*EXERCISE DIRECTIONS*:
Write out exactly, please, every line from the beginning of the entries to the line holding "Chart.register(...registerables);", and no pictures.

*PROVIDED DATA*:
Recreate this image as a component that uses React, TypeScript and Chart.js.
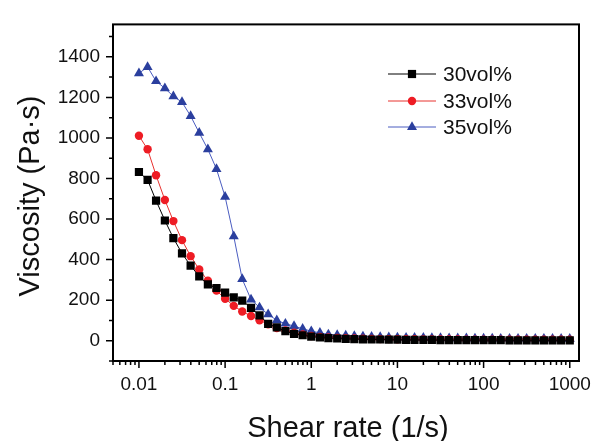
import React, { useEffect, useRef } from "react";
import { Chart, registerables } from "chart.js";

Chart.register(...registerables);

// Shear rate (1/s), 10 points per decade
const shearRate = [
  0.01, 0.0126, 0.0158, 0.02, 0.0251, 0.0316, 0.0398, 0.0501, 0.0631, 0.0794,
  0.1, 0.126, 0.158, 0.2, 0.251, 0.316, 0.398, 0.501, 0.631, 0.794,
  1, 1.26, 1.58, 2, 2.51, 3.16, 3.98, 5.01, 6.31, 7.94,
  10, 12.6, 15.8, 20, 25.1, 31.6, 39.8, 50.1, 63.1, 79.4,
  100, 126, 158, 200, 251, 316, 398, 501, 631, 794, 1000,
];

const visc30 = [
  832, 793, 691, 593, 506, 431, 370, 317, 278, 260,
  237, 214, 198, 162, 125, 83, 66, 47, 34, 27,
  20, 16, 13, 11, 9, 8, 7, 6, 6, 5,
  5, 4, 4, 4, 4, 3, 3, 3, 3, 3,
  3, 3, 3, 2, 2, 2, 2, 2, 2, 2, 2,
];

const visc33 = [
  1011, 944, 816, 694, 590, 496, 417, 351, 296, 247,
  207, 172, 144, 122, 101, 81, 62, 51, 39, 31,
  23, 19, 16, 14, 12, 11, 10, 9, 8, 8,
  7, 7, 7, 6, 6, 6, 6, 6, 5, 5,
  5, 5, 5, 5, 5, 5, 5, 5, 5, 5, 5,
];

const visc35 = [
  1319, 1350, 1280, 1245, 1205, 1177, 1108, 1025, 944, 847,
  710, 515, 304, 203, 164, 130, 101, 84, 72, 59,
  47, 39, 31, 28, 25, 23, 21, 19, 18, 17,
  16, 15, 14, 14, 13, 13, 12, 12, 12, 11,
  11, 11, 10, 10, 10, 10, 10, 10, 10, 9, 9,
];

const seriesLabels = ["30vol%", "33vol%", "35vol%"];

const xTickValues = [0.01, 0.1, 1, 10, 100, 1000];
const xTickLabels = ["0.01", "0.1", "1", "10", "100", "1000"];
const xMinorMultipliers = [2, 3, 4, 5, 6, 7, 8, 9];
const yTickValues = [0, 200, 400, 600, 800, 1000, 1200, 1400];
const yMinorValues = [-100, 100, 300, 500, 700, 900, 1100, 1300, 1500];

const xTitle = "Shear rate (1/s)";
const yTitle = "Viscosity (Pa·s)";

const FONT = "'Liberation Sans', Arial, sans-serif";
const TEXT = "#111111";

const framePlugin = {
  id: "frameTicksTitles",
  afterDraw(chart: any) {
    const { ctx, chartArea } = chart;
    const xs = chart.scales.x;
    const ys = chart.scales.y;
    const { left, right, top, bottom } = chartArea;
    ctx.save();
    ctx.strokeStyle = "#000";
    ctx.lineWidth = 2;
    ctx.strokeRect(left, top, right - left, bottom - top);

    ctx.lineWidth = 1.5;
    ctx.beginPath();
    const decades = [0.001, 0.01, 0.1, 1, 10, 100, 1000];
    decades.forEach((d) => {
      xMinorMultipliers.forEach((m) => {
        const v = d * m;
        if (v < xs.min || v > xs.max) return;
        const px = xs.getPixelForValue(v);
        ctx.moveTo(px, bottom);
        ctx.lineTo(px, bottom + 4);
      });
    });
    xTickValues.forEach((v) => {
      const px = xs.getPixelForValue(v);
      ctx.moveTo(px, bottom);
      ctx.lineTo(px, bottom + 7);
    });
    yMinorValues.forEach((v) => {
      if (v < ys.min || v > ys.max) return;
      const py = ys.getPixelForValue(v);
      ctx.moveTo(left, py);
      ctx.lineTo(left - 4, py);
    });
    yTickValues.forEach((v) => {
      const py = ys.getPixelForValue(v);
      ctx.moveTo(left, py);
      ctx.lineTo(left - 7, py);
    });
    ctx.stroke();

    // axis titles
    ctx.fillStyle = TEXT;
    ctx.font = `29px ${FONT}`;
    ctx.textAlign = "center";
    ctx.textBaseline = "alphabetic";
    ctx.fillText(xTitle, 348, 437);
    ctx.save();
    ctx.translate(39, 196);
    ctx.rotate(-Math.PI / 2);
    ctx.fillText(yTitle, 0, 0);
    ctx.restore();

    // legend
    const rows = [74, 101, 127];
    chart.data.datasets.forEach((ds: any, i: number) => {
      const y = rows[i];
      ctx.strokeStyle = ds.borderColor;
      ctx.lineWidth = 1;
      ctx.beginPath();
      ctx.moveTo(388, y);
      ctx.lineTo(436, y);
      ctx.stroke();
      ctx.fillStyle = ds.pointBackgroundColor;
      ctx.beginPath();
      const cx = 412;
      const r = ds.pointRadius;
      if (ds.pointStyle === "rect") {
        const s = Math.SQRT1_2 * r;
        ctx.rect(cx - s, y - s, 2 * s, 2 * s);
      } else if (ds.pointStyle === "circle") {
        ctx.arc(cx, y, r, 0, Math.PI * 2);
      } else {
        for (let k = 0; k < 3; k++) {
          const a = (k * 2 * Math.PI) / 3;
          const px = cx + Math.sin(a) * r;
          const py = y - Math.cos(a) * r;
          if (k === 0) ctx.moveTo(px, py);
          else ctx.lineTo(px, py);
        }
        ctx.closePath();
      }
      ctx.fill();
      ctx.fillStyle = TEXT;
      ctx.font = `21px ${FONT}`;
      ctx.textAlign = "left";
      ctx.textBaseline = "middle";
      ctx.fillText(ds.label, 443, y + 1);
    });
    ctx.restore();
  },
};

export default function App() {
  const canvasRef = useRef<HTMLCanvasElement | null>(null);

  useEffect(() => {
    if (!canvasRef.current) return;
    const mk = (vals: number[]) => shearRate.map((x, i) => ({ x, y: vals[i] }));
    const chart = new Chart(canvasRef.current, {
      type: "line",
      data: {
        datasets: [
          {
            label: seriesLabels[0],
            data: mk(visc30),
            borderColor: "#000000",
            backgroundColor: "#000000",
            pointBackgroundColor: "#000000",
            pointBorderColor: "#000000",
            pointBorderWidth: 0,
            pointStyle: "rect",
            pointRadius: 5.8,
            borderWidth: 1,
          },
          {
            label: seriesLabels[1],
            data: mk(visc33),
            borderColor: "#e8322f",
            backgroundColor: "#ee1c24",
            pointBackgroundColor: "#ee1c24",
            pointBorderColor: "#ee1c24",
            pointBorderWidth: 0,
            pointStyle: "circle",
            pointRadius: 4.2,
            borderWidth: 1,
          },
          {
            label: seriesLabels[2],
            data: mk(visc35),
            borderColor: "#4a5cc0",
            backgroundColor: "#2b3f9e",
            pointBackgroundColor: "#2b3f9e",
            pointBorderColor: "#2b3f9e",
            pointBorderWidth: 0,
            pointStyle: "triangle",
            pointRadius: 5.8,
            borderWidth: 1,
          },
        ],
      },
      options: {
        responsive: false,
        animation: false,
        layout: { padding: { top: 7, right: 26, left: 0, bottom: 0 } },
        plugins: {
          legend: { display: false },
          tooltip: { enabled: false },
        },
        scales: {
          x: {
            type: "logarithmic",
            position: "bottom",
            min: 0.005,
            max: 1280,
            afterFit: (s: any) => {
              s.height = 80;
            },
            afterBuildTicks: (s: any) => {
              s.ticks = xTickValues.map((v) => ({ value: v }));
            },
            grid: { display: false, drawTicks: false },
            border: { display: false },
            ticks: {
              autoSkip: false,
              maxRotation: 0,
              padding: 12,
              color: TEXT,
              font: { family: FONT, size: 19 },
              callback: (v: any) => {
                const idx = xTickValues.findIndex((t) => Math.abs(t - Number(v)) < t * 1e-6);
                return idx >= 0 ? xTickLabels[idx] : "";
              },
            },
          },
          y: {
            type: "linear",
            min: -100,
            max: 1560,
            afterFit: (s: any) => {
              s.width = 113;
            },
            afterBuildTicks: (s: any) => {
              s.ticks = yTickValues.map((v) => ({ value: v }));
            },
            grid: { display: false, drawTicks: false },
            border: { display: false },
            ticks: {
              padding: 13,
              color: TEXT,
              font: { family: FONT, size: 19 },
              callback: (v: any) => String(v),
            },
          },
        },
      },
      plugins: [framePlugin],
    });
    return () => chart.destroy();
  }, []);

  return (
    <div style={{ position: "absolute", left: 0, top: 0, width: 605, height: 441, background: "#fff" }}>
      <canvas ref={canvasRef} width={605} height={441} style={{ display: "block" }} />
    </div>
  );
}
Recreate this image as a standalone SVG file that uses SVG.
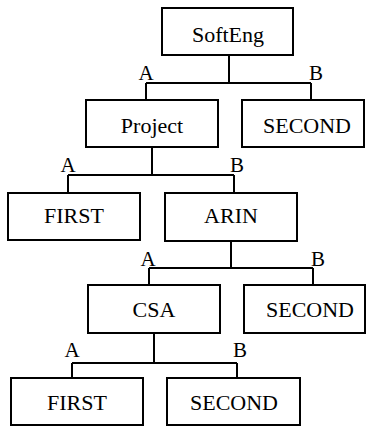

*CORRECT RESULT*:
Recreate this image as a component that uses React, TypeScript and Chart.js.
import React, { useEffect, useRef } from "react";
import { Chart, registerables } from "chart.js";

Chart.register(...registerables);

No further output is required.